TASK PROMPT =>
Take every line from the first down to the line with "const y = d3.scaleLinear().domain([0, 6000]).range([495, 256]);" and set it down exactly, without the pictures.

DATASET EXTRACT =>
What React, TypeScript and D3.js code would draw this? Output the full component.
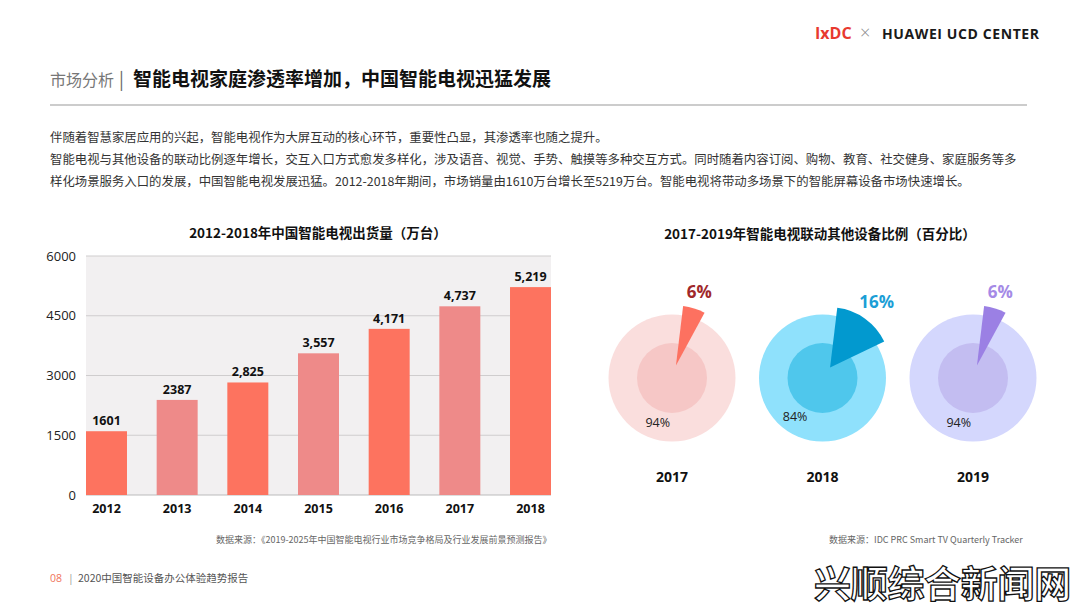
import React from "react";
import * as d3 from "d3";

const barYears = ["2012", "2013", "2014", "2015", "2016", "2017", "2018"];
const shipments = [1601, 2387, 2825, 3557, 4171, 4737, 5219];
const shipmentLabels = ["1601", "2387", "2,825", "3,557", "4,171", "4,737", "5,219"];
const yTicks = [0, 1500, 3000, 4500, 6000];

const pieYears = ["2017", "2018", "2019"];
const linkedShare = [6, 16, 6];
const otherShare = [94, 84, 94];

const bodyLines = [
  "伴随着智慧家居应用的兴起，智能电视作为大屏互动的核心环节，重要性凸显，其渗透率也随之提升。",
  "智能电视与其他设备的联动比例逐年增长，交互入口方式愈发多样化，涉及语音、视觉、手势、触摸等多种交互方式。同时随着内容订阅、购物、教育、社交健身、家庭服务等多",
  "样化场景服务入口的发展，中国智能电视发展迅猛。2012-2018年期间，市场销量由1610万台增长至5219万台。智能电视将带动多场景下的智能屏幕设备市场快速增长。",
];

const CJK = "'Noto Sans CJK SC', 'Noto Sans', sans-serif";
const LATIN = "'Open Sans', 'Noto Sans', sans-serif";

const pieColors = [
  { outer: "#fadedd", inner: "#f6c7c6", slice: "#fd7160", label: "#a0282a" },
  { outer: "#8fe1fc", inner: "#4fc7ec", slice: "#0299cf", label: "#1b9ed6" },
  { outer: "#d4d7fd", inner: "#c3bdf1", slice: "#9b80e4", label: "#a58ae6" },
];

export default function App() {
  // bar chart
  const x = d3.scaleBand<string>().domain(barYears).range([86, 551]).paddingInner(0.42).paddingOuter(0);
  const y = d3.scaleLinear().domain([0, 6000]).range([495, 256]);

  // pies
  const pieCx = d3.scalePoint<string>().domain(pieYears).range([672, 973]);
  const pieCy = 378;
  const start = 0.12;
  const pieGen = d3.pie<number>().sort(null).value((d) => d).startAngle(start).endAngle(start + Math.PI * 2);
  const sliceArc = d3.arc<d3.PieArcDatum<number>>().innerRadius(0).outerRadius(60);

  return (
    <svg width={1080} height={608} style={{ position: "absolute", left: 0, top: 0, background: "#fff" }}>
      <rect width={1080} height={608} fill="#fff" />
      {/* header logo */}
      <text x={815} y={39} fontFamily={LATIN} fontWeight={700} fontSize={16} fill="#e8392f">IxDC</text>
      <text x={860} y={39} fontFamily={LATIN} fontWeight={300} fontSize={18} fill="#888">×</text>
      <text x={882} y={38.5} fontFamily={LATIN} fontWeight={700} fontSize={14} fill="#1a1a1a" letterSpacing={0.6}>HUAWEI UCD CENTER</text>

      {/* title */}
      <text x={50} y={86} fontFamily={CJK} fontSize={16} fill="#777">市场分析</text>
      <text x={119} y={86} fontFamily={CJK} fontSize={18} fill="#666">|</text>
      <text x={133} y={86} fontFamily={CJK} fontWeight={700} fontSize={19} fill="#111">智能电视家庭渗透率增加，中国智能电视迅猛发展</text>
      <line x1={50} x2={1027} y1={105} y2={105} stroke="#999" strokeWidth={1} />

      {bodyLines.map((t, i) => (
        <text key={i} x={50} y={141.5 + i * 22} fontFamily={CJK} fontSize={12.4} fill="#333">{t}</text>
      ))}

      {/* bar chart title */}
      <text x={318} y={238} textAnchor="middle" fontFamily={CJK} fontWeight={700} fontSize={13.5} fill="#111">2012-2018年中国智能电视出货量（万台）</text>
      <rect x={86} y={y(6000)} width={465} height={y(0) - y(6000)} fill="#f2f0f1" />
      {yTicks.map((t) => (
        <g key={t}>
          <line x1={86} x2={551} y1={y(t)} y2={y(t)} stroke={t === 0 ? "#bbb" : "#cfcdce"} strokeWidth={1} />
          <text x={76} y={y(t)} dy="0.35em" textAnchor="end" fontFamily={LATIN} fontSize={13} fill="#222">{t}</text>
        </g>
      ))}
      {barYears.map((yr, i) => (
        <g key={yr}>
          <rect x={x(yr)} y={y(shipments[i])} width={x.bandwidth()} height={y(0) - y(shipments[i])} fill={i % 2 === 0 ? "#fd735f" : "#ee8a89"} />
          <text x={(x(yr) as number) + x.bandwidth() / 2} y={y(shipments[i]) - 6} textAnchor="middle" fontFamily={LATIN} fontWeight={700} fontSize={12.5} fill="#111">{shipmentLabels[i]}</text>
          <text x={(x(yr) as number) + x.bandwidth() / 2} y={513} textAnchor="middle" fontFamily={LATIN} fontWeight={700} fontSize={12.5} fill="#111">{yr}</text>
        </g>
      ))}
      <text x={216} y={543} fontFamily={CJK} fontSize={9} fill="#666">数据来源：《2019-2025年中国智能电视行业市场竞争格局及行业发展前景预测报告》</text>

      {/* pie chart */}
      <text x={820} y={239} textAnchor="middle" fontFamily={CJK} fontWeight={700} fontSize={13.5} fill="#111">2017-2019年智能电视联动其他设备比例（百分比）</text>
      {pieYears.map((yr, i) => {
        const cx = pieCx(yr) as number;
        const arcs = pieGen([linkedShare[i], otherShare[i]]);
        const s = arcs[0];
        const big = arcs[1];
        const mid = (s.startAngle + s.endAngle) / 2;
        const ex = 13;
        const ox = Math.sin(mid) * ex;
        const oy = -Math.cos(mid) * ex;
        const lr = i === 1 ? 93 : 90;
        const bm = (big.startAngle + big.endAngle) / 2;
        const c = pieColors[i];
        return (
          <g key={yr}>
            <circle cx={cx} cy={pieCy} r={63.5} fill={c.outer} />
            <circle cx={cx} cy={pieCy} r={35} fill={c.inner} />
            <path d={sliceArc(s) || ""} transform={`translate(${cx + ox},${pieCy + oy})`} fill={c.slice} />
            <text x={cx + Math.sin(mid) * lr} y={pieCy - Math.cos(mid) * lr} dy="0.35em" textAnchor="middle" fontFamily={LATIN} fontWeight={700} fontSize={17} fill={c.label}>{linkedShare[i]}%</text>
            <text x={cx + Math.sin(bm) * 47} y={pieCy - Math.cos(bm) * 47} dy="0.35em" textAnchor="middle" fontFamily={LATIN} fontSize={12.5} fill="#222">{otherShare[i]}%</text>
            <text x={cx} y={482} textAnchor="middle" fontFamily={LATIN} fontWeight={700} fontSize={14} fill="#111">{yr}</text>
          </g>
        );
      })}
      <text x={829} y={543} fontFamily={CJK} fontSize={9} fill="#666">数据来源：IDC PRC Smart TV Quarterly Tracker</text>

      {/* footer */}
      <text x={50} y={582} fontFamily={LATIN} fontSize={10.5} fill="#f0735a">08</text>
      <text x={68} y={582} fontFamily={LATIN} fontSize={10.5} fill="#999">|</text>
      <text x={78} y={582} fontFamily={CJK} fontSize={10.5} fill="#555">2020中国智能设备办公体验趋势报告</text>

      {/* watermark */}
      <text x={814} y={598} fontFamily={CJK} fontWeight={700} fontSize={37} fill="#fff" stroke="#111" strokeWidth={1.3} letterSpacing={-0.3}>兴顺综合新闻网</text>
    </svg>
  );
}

RESPONSE =>
What React, TypeScript and D3.js code would draw this? Output the full component.
import React from "react";
import * as d3 from "d3";

const barYears = ["2012", "2013", "2014", "2015", "2016", "2017", "2018"];
const shipments = [1601, 2387, 2825, 3557, 4171, 4737, 5219];
const shipmentLabels = ["1601", "2387", "2,825", "3,557", "4,171", "4,737", "5,219"];
const yTicks = [0, 1500, 3000, 4500, 6000];

const pieYears = ["2017", "2018", "2019"];
const linkedShare = [6, 16, 6];
const otherShare = [94, 84, 94];

const bodyLines = [
  "伴随着智慧家居应用的兴起，智能电视作为大屏互动的核心环节，重要性凸显，其渗透率也随之提升。",
  "智能电视与其他设备的联动比例逐年增长，交互入口方式愈发多样化，涉及语音、视觉、手势、触摸等多种交互方式。同时随着内容订阅、购物、教育、社交健身、家庭服务等多",
  "样化场景服务入口的发展，中国智能电视发展迅猛。2012-2018年期间，市场销量由1610万台增长至5219万台。智能电视将带动多场景下的智能屏幕设备市场快速增长。",
];

const CJK = "'Noto Sans CJK SC', 'Noto Sans', sans-serif";
const LATIN = "'Open Sans', 'Noto Sans', sans-serif";

const pieColors = [
  { outer: "#fadedd", inner: "#f6c7c6", slice: "#fd7160", label: "#a0282a" },
  { outer: "#8fe1fc", inner: "#4fc7ec", slice: "#0299cf", label: "#1b9ed6" },
  { outer: "#d4d7fd", inner: "#c3bdf1", slice: "#9b80e4", label: "#a58ae6" },
];

export default function App() {
  // bar chart
  const x = d3.scaleBand<string>().domain(barYears).range([86, 551]).paddingInner(0.42).paddingOuter(0);
  const y = d3.scaleLinear().domain([0, 6000]).range([495, 256]);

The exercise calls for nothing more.